Every line below should be copied exactly; drop the pictures.

— START —

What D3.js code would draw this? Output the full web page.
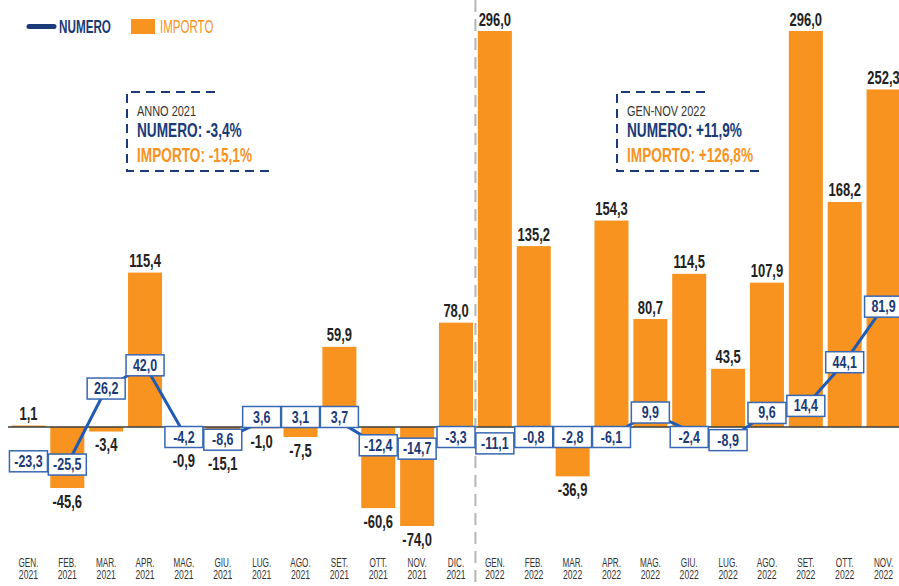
<!DOCTYPE html>
<html>
<head>
<meta charset="utf-8">
<script src="https://cdn.jsdelivr.net/npm/d3@7"></script>
<style>
  body { margin: 0; background: #fff; }
  svg { display: block; font-family: "Liberation Sans", Arial, sans-serif; }
</style>
</head>
<body>
<svg id="chart"></svg>
<script>
// size
const width = 899;
const height = 586;

// data
const mesi = ["GEN.", "FEB.", "MAR.", "APR.", "MAG.", "GIU.", "LUG.", "AGO.", "SET.", "OTT.", "NOV.", "DIC.",
              "GEN.", "FEB.", "MAR.", "APR.", "MAG.", "GIU.", "LUG.", "AGO.", "SET.", "OTT.", "NOV."];
const anni = ["2021", "2021", "2021", "2021", "2021", "2021", "2021", "2021", "2021", "2021", "2021", "2021",
              "2022", "2022", "2022", "2022", "2022", "2022", "2022", "2022", "2022", "2022", "2022"];
const importo = [1.1, -45.6, -3.4, 115.4, -0.9, -15.1, -1.0, -7.5, 59.9, -60.6, -74.0, 78.0,
                 296.0, 135.2, -36.9, 154.3, 80.7, 114.5, 43.5, 107.9, 296.0, 168.2, 252.3];
const numero = [-23.3, -25.5, 26.2, 42.0, -4.2, -8.6, 3.6, 3.1, 3.7, -12.4, -14.7, -3.3,
                -11.1, -0.8, -2.8, -6.1, 9.9, -2.4, -8.9, 9.6, 14.4, 44.1, 81.9];
const riepilogoTitoli = ["ANNO 2021", "GEN-NOV 2022"];
const riepilogoNumero = ["NUMERO: -3,4%", "NUMERO: +11,9%"];
const riepilogoImporto = ["IMPORTO: -15,1%", "IMPORTO: +126,8%"];

// colours
const orange = "#f7931e";
const navy = "#1b3a78";
const blue = "#1f5bb5";

// italian number format
const it = d3.formatLocale({ decimal: ",", thousands: ".", grouping: [3], currency: ["", "€"], minus: "-" });
const fmt = it.format(".1f");

// squeeze texts horizontally to mimic the condensed font
function squash(sel, k) {
    sel.each(function() {
        const t = d3.select(this);
        const tx = +t.attr("x") || 0;
        const ty = +t.attr("y") || 0;
        t.attr("x", 0).attr("y", 0)
         .attr("transform", `translate(${tx},${ty}) scale(${k},1)`);
    });
}

const svg = d3.select("#chart")
    .attr("width", width)
    .attr("height", height);

// scales
const idx = d3.range(mesi.length);
const x = d3.scaleBand()
    .domain(idx)
    .range([9, 903])
    .paddingInner(0.125)
    .paddingOuter(0.0625);
const yImp = d3.scaleLinear().domain([-74, 296]).range([526, 31]);
const yNum = d3.scaleLinear().domain([-67.3, 269.4]).range([526, 31]);
const y0 = yImp(0);
const cx = i => x(i) + x.bandwidth() / 2;

// box centre for the numero labels
const boxH = 21;
const boxY = i => {
    const y = yNum(numero[i]);
    if (Math.abs(y - y0) < 10) return numero[i] < 0 ? y0 + 10 : y0 - 10;
    return y;
};

// bars
svg.append("g")
    .selectAll("rect")
    .data(idx)
    .join("rect")
    .attr("x", i => x(i))
    .attr("width", x.bandwidth())
    .attr("y", i => Math.min(yImp(importo[i]), y0))
    .attr("height", i => Math.abs(yImp(importo[i]) - y0))
    .attr("fill", orange);

// zero line
svg.append("line")
    .attr("x1", 8).attr("x2", width)
    .attr("y1", y0).attr("y2", y0)
    .attr("stroke", "#3d3d3d")
    .attr("stroke-width", 1.6);

// separator between years
const sepX = (x(11) + x.bandwidth() + x(12)) / 2;
svg.append("line")
    .attr("x1", sepX).attr("x2", sepX)
    .attr("y1", 0).attr("y2", height)
    .attr("stroke", "#b5b5b5")
    .attr("stroke-width", 2)
    .attr("stroke-dasharray", "12,7");

// importo labels
svg.append("g")
    .selectAll("text")
    .data(idx)
    .join("text")
    .attr("x", cx)
    .attr("y", i => {
        const v = importo[i];
        if (v >= 0) return yImp(v) - 12 + 6.5;
        let bottom = yImp(v);
        if (numero[i] < 0) bottom = Math.max(bottom, boxY(i) + boxH / 2);
        return bottom + 13 + 6.5;
    })
    .attr("text-anchor", "middle")
    .attr("font-size", 18)
    .attr("font-weight", "bold")
    .attr("fill", "#222")
    .text(i => fmt(importo[i]))
    .call(squash, 0.72);

// numero line
const line = d3.line()
    .x(i => cx(i))
    .y(i => yNum(numero[i]));
svg.append("path")
    .datum(idx)
    .attr("d", line)
    .attr("fill", "none")
    .attr("stroke", blue)
    .attr("stroke-width", 3)
    .attr("stroke-linejoin", "round");

// numero boxes
const boxes = svg.append("g")
    .selectAll("g")
    .data(idx)
    .join("g")
    .attr("transform", i => `translate(${cx(i)},${boxY(i)})`);
boxes.append("rect")
    .attr("x", -19).attr("y", -boxH / 2)
    .attr("width", 38).attr("height", boxH)
    .attr("fill", "#fff")
    .attr("stroke", "#3867b3")
    .attr("stroke-width", 1.5);
boxes.append("text")
    .attr("text-anchor", "middle")
    .attr("y", 5.5)
    .attr("font-size", 16)
    .attr("font-weight", "bold")
    .attr("fill", navy)
    .text(i => fmt(numero[i]))
    .call(squash, 0.78);

// x axis labels
const ax = svg.append("g");
ax.selectAll("text.mese")
    .data(idx)
    .join("text")
    .attr("class", "mese")
    .attr("x", cx).attr("y", 567)
    .attr("text-anchor", "middle")
    .attr("font-size", 12)
    .attr("fill", "#333")
    .text(i => mesi[i])
    .call(squash, 0.68);
ax.selectAll("text.anno")
    .data(idx)
    .join("text")
    .attr("class", "anno")
    .attr("x", cx).attr("y", 579)
    .attr("text-anchor", "middle")
    .attr("font-size", 12)
    .attr("fill", "#333")
    .text(i => anni[i])
    .call(squash, 0.72);

// summary boxes
[127, 617].forEach((bx, j) => {
    const g = svg.append("g").attr("transform", `translate(${bx},92)`);
    g.append("path")
        .attr("d", "M88,0 H0 V79 H148")
        .attr("fill", "none")
        .attr("stroke", navy)
        .attr("stroke-width", 2)
        .attr("stroke-dasharray", "9,6");
    g.append("text").attr("x", 10).attr("y", 24)
        .attr("font-size", 15).attr("fill", "#333")
        .text(riepilogoTitoli[j]).call(squash, 0.73);
    g.append("text").attr("x", 10).attr("y", 45)
        .attr("font-size", 19.5).attr("font-weight", "bold").attr("fill", navy)
        .text(riepilogoNumero[j]).call(squash, 0.7);
    g.append("text").attr("x", 10).attr("y", 70)
        .attr("font-size", 19.5).attr("font-weight", "bold").attr("fill", orange)
        .text(riepilogoImporto[j]).call(squash, 0.7);
});

// legend
const legend = svg.append("g");
legend.append("line")
    .attr("x1", 29).attr("x2", 54)
    .attr("y1", 26.5).attr("y2", 26.5)
    .attr("stroke", navy)
    .attr("stroke-width", 5)
    .attr("stroke-linecap", "round");
legend.append("text")
    .attr("x", 59).attr("y", 33)
    .attr("font-size", 18).attr("font-weight", "bold")
    .attr("fill", navy).text("NUMERO")
    .call(squash, 0.65);
legend.append("rect")
    .attr("x", 131).attr("y", 19)
    .attr("width", 24).attr("height", 15)
    .attr("fill", orange);
legend.append("text")
    .attr("x", 160).attr("y", 33)
    .attr("font-size", 18)
    .attr("fill", orange).text("IMPORTO")
    .call(squash, 0.64);
</script>
</body>
</html>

— END —

→ Task solution:
What D3.js code would draw this? Output the full web page.
<!DOCTYPE html>
<html>
<head>
<meta charset="utf-8">
<script src="https://cdn.jsdelivr.net/npm/d3@7"></script>
<style>
  body { margin: 0; background: #fff; }
  svg { display: block; font-family: "Liberation Sans", Arial, sans-serif; }
</style>
</head>
<body>
<svg id="chart"></svg>
<script>
// size
const width = 899;
const height = 586;

// data
const mesi = ["GEN.", "FEB.", "MAR.", "APR.", "MAG.", "GIU.", "LUG.", "AGO.", "SET.", "OTT.", "NOV.", "DIC.",
              "GEN.", "FEB.", "MAR.", "APR.", "MAG.", "GIU.", "LUG.", "AGO.", "SET.", "OTT.", "NOV."];
const anni = ["2021", "2021", "2021", "2021", "2021", "2021", "2021", "2021", "2021", "2021", "2021", "2021",
              "2022", "2022", "2022", "2022", "2022", "2022", "2022", "2022", "2022", "2022", "2022"];
const importo = [1.1, -45.6, -3.4, 115.4, -0.9, -15.1, -1.0, -7.5, 59.9, -60.6, -74.0, 78.0,
                 296.0, 135.2, -36.9, 154.3, 80.7, 114.5, 43.5, 107.9, 296.0, 168.2, 252.3];
const numero = [-23.3, -25.5, 26.2, 42.0, -4.2, -8.6, 3.6, 3.1, 3.7, -12.4, -14.7, -3.3,
                -11.1, -0.8, -2.8, -6.1, 9.9, -2.4, -8.9, 9.6, 14.4, 44.1, 81.9];
const riepilogoTitoli = ["ANNO 2021", "GEN-NOV 2022"];
const riepilogoNumero = ["NUMERO: -3,4%", "NUMERO: +11,9%"];
const riepilogoImporto = ["IMPORTO: -15,1%", "IMPORTO: +126,8%"];

// colours
const orange = "#f7931e";
const navy = "#1b3a78";
const blue = "#1f5bb5";

// italian number format
const it = d3.formatLocale({ decimal: ",", thousands: ".", grouping: [3], currency: ["", "€"], minus: "-" });
const fmt = it.format(".1f");

// squeeze texts horizontally to mimic the condensed font
function squash(sel, k) {
    sel.each(function() {
        const t = d3.select(this);
        const tx = +t.attr("x") || 0;
        const ty = +t.attr("y") || 0;
        t.attr("x", 0).attr("y", 0)
         .attr("transform", `translate(${tx},${ty}) scale(${k},1)`);
    });
}

const svg = d3.select("#chart")
    .attr("width", width)
    .attr("height", height);

// scales
const idx = d3.range(mesi.length);
const x = d3.scaleBand()
    .domain(idx)
    .range([9, 903])
    .paddingInner(0.125)
    .paddingOuter(0.0625);
const yImp = d3.scaleLinear().domain([-74, 296]).range([526, 31]);
const yNum = d3.scaleLinear().domain([-67.3, 269.4]).range([526, 31]);
const y0 = yImp(0);
const cx = i => x(i) + x.bandwidth() / 2;

// box centre for the numero labels
const boxH = 21;
const boxY = i => {
    const y = yNum(numero[i]);
    if (Math.abs(y - y0) < 10) return numero[i] < 0 ? y0 + 10 : y0 - 10;
    return y;
};

// bars
svg.append("g")
    .selectAll("rect")
    .data(idx)
    .join("rect")
    .attr("x", i => x(i))
    .attr("width", x.bandwidth())
    .attr("y", i => Math.min(yImp(importo[i]), y0))
    .attr("height", i => Math.abs(yImp(importo[i]) - y0))
    .attr("fill", orange);

// zero line
svg.append("line")
    .attr("x1", 8).attr("x2", width)
    .attr("y1", y0).attr("y2", y0)
    .attr("stroke", "#3d3d3d")
    .attr("stroke-width", 1.6);

// separator between years
const sepX = (x(11) + x.bandwidth() + x(12)) / 2;
svg.append("line")
    .attr("x1", sepX).attr("x2", sepX)
    .attr("y1", 0).attr("y2", height)
    .attr("stroke", "#b5b5b5")
    .attr("stroke-width", 2)
    .attr("stroke-dasharray", "12,7");

// importo labels
svg.append("g")
    .selectAll("text")
    .data(idx)
    .join("text")
    .attr("x", cx)
    .attr("y", i => {
        const v = importo[i];
        if (v >= 0) return yImp(v) - 12 + 6.5;
        let bottom = yImp(v);
        if (numero[i] < 0) bottom = Math.max(bottom, boxY(i) + boxH / 2);
        return bottom + 13 + 6.5;
    })
    .attr("text-anchor", "middle")
    .attr("font-size", 18)
    .attr("font-weight", "bold")
    .attr("fill", "#222")
    .text(i => fmt(importo[i]))
    .call(squash, 0.72);

// numero line
const line = d3.line()
    .x(i => cx(i))
    .y(i => yNum(numero[i]));
svg.append("path")
    .datum(idx)
    .attr("d", line)
    .attr("fill", "none")
    .attr("stroke", blue)
    .attr("stroke-width", 3)
    .attr("stroke-linejoin", "round");

// numero boxes
const boxes = svg.append("g")
    .selectAll("g")
    .data(idx)
    .join("g")
    .attr("transform", i => `translate(${cx(i)},${boxY(i)})`);
boxes.append("rect")
    .attr("x", -19).attr("y", -boxH / 2)
    .attr("width", 38).attr("height", boxH)
    .attr("fill", "#fff")
    .attr("stroke", "#3867b3")
    .attr("stroke-width", 1.5);
boxes.append("text")
    .attr("text-anchor", "middle")
    .attr("y", 5.5)
    .attr("font-size", 16)
    .attr("font-weight", "bold")
    .attr("fill", navy)
    .text(i => fmt(numero[i]))
    .call(squash, 0.78);

// x axis labels
const ax = svg.append("g");
ax.selectAll("text.mese")
    .data(idx)
    .join("text")
    .attr("class", "mese")
    .attr("x", cx).attr("y", 567)
    .attr("text-anchor", "middle")
    .attr("font-size", 12)
    .attr("fill", "#333")
    .text(i => mesi[i])
    .call(squash, 0.68);
ax.selectAll("text.anno")
    .data(idx)
    .join("text")
    .attr("class", "anno")
    .attr("x", cx).attr("y", 579)
    .attr("text-anchor", "middle")
    .attr("font-size", 12)
    .attr("fill", "#333")
    .text(i => anni[i])
    .call(squash, 0.72);

// summary boxes
[127, 617].forEach((bx, j) => {
    const g = svg.append("g").attr("transform", `translate(${bx},92)`);
    g.append("path")
        .attr("d", "M88,0 H0 V79 H148")
        .attr("fill", "none")
        .attr("stroke", navy)
        .attr("stroke-width", 2)
        .attr("stroke-dasharray", "9,6");
    g.append("text").attr("x", 10).attr("y", 24)
        .attr("font-size", 15).attr("fill", "#333")
        .text(riepilogoTitoli[j]).call(squash, 0.73);
    g.append("text").attr("x", 10).attr("y", 45)
        .attr("font-size", 19.5).attr("font-weight", "bold").attr("fill", navy)
        .text(riepilogoNumero[j]).call(squash, 0.7);
    g.append("text").attr("x", 10).attr("y", 70)
        .attr("font-size", 19.5).attr("font-weight", "bold").attr("fill", orange)
        .text(riepilogoImporto[j]).call(squash, 0.7);
});

// legend
const legend = svg.append("g");
legend.append("line")
    .attr("x1", 29).attr("x2", 54)
    .attr("y1", 26.5).attr("y2", 26.5)
    .attr("stroke", navy)
    .attr("stroke-width", 5)
    .attr("stroke-linecap", "round");
legend.append("text")
    .attr("x", 59).attr("y", 33)
    .attr("font-size", 18).attr("font-weight", "bold")
    .attr("fill", navy).text("NUMERO")
    .call(squash, 0.65);
legend.append("rect")
    .attr("x", 131).attr("y", 19)
    .attr("width", 24).attr("height", 15)
    .attr("fill", orange);
legend.append("text")
    .attr("x", 160).attr("y", 33)
    .attr("font-size", 18)
    .attr("fill", orange).text("IMPORTO")
    .call(squash, 0.64);
</script>
</body>
</html>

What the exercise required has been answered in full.